I don't farm and I don't have a science background, but I live in a rural area where 35,000 acres grows mostly three crops. I get to drive around these fields every day in my normal travel. I put a few weeks in last summer at one of the processing plants where we were able to generate a 30-lb box of individually frozen bits of food every three seconds. It was less than 15 minutes from truck to box, and less than an hour from the crop in the field. American agriculture IS the best there is, and requires no less engineering than a Boeing 747. As long as we like grabbing those bags of frozen fruits or veggies from Costco or the food co-op then these 1-crop farms are in our food chain.

I think your analogy of soil health to gut health needs more attention. Some of these 1-crop farms have been growing just these 3 crops for 50 years, not forever. Some of those crops have been in for only a decade, as the processing plants and the markets have been able to support those 1-crop farms. I think we're in trouble, and I don't hear anyone sounding an alarm.

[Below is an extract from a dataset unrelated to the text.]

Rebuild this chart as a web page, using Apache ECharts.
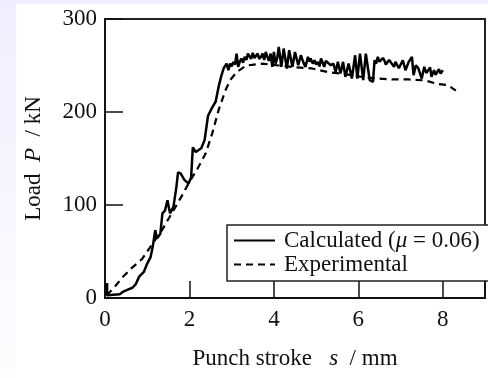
<!DOCTYPE html>
<html>
<head>
<meta charset="utf-8">
<script src="https://cdn.jsdelivr.net/npm/echarts@6/dist/echarts.min.js"></script>
<style>
html,body{margin:0;padding:0;overflow:hidden;background:#fff;}
#c{width:488px;height:378px;}
</style>
</head>
<body>
<div id="c"></div>
<script>
// ---- data ----
const seriesNames = ['Calculated (μ = 0.06)', 'Experimental'];
const xTicks = [0, 2, 4, 6, 8];
const yTicks = [0, 100, 200, 300];

const calcS = [0.05,0.05,0.35,0.42,0.54,0.65,0.73,0.81,0.92,1.00,1.08,1.13,1.19,1.23,1.31,1.36,1.42,1.48,1.54,1.62,1.69,1.73,1.79,1.88,1.98,2.04,2.08,2.15,2.28,2.36,2.44,2.54,2.62,2.69,2.75,2.81,
  2.846,2.88,2.923,2.962,3.00,3.039,3.08,3.116,3.154,3.19,3.231,3.27,3.308,3.35,3.385,3.423,3.46,3.500,3.54,3.577,3.616,3.65,3.693,3.731,3.77,3.808,3.846,3.88,3.923,3.962,4.000,4.039,4.08,4.116,4.177,4.231,4.308,4.362,4.439,4.500,4.577,4.639,4.693,4.747,4.808,4.84,4.870,4.92,4.962,5.00,5.039,5.08,5.116,5.193,5.23,5.270,5.347,5.408,5.462,5.516,5.577,5.639,5.693,5.770,5.847,5.924,5.977,6.039,6.116,6.177,6.270,6.347,6.385,6.42,6.462,6.50,6.539,6.58,6.616,6.65,6.693,6.73,6.770,6.847,6.88,6.924,6.96,7.000,7.054,7.116,7.193,7.270,7.308,7.362,7.424,7.501,7.562,7.61,7.655,7.70,7.732,7.793,7.83,7.870,7.91,7.947,8.001];
const calcP = [16,3,4,6.5,9,11,15,23,28,37,44,55,73,64,69,91,94,105,91,98,119,135,134,127,123,130,162,157,161,170,196,205,211,227,238,247,
  248.5,252,244.9,252.1,249,253.9,251,262.8,248.5,254,257.5,253,259.3,256,262.8,261.0,257,263.6,258,259.3,262.8,257,259.3,262.8,256,264.6,259.3,255,262.8,248.5,264.6,252.1,258,270.0,248.5,268.2,246.7,266.4,248.5,264.6,250.3,261.0,253.9,248.5,259.3,254,257.5,252,255.7,251,253.9,249,257.5,248.5,255,253.9,250.3,252.1,243.1,253.9,241.3,253.9,237.8,252.1,236.0,261.0,236.0,262.8,234.2,262.8,234.2,232.4,255.7,252,259.3,254,253.9,258,255.7,251,252.1,256,253.9,248.5,254,252.1,247,246.7,255.7,244.9,253.9,259.3,239.5,250.3,246.7,236.0,248.5,242,243.1,248,237.8,244.9,240,243.1,246,241.3,244.9];

const expS = [0.04,0.23,0.42,0.65,0.88,1.12,1.35,1.58,1.81,2.00,2.19,2.38,2.54,2.69,2.85,2.96,3.12,3.35,3.73,4.12,4.50,4.88,5.27,5.65,6.04,6.42,6.81,7.19,7.58,7.88,8.12,8.31];
const expP = [3,12,22.5,33,42,58,73,91,109,125,139,155,177,202,223,234,243,250,252,250,248,247,243,241,238,236,235,235,234,230,229,223];

// ---- chart ----
const pair = (xs, ys) => xs.map((x, i) => [x, ys[i]]);
const FONT = '"Liberation Serif", "Times New Roman", serif';
const FS = 23;
const chart = echarts.init(document.getElementById('c'));
chart.setOption({
  animation: false,
  backgroundColor: 'transparent',
  graphic: [
    { type: 'rect', z: -20, shape: { x: 0, y: 0, width: 488, height: 378 },
      style: { fill: new echarts.graphic.LinearGradient(0, 0, 0, 1, [
        { offset: 0, color: '#eeeeff' }, { offset: 1, color: '#fdfdff' }]) } },
    { type: 'rect', z: -19, shape: { x: 16, y: 4, width: 472, height: 374 },
      style: { fill: '#ffffff' } }
  ],
  grid: { left: 105, right: -7, top: 19, bottom: 80, show: true,
    borderColor: '#222', borderWidth: 2, backgroundColor: 'transparent' },
  legend: {
    orient: 'vertical', left: 227, top: 225,
    padding: [4, 40, 5, 6], itemGap: 1,
    itemWidth: 41, itemHeight: 14,
    itemStyle: { opacity: 0 },
    backgroundColor: '#fff', borderColor: '#222', borderWidth: 1.5, borderRadius: 0,
    data: seriesNames,
    formatter: function (n) {
      if (n === seriesNames[0]) return '{a|Calculated (}{i|μ}{a| = 0.06)}';
      return '{a|' + n + '}';
    },
    textStyle: {
      padding: [0, 0, 0, 4],
      rich: {
        a: { fontFamily: FONT, fontSize: FS, color: '#111', lineHeight: 22 },
        i: { fontFamily: FONT, fontSize: FS, color: '#111', fontStyle: 'italic', lineHeight: 22 }
      }
    }
  },
  xAxis: {
    type: 'value', min: 0, max: 9, interval: 2,
    name: '{a|Punch stroke   }{i|s}{a|  / mm}',
    nameLocation: 'middle', nameGap: 49,
    nameTextStyle: { rich: {
      a: { fontFamily: FONT, fontSize: FS, color: '#111' },
      i: { fontFamily: FONT, fontSize: FS, color: '#111', fontStyle: 'italic' } } },
    axisLine: { lineStyle: { color: '#111', width: 2 } },
    axisTick: { inside: true, length: 17, lineStyle: { color: '#111', width: 1.5 } },
    axisLabel: { margin: 10, fontFamily: FONT, fontSize: FS, color: '#111',
      formatter: v => (xTicks.indexOf(v) >= 0 ? String(v) : '') },
    splitLine: { show: false }
  },
  yAxis: {
    type: 'value', min: 0, max: 300, interval: 100,
    name: '{a|Load  }{i|P}{a|  / kN}',
    nameLocation: 'middle', nameGap: 60, nameRotate: 90,
    nameTextStyle: { rich: {
      a: { fontFamily: FONT, fontSize: FS, color: '#111' },
      i: { fontFamily: FONT, fontSize: FS, color: '#111', fontStyle: 'italic' } } },
    axisLine: { lineStyle: { color: '#111', width: 1.5 } },
    axisTick: { inside: true, length: 18, lineStyle: { color: '#111', width: 1.5 } },
    axisLabel: { margin: 8, fontFamily: FONT, fontSize: FS, color: '#111',
      formatter: v => (yTicks.indexOf(v) >= 0 ? String(v) : '') },
    splitLine: { show: false }
  },
  series: [
    { name: seriesNames[0], type: 'line', showSymbol: false, symbol: 'none',
      data: pair(calcS, calcP),
      lineStyle: { color: '#000', width: 2.5 }, itemStyle: { color: '#000' }, z: 3 },
    { name: seriesNames[1], type: 'line', showSymbol: false, symbol: 'none',
      data: pair(expS, expP),
      lineStyle: { color: '#000', width: 2.2, type: [7, 5] }, itemStyle: { color: '#000' }, z: 2 }
  ]
});
</script>
</body>
</html>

One of the strands of this soil health problem is growth management laws that force people into tight spaces and make it impossible to build in rural areas, even where there is plenty of room outside of the land already zoned for agriculture. A family on a parcel no smaller than 1/3 of an acre should be a gold standard. A tiny bit of understanding about regenerative farming will keep those soils healthy enough for that family to feed itself and its neighbors. Hedgerows between properties cultivate wildlife. People are NOT a scourge upon the earth! Enough of these properties will help balance these 1-crop farms, until we have a better understanding of how to manage them. There will always be people who want to grab that bag of frozen fruits or veggies from Costco!

I completely agree. The soil economy extends to the market economy, and we need to pay more attention. There could soon be an agriculture bubble bursting as bad as the 2007 housing bust.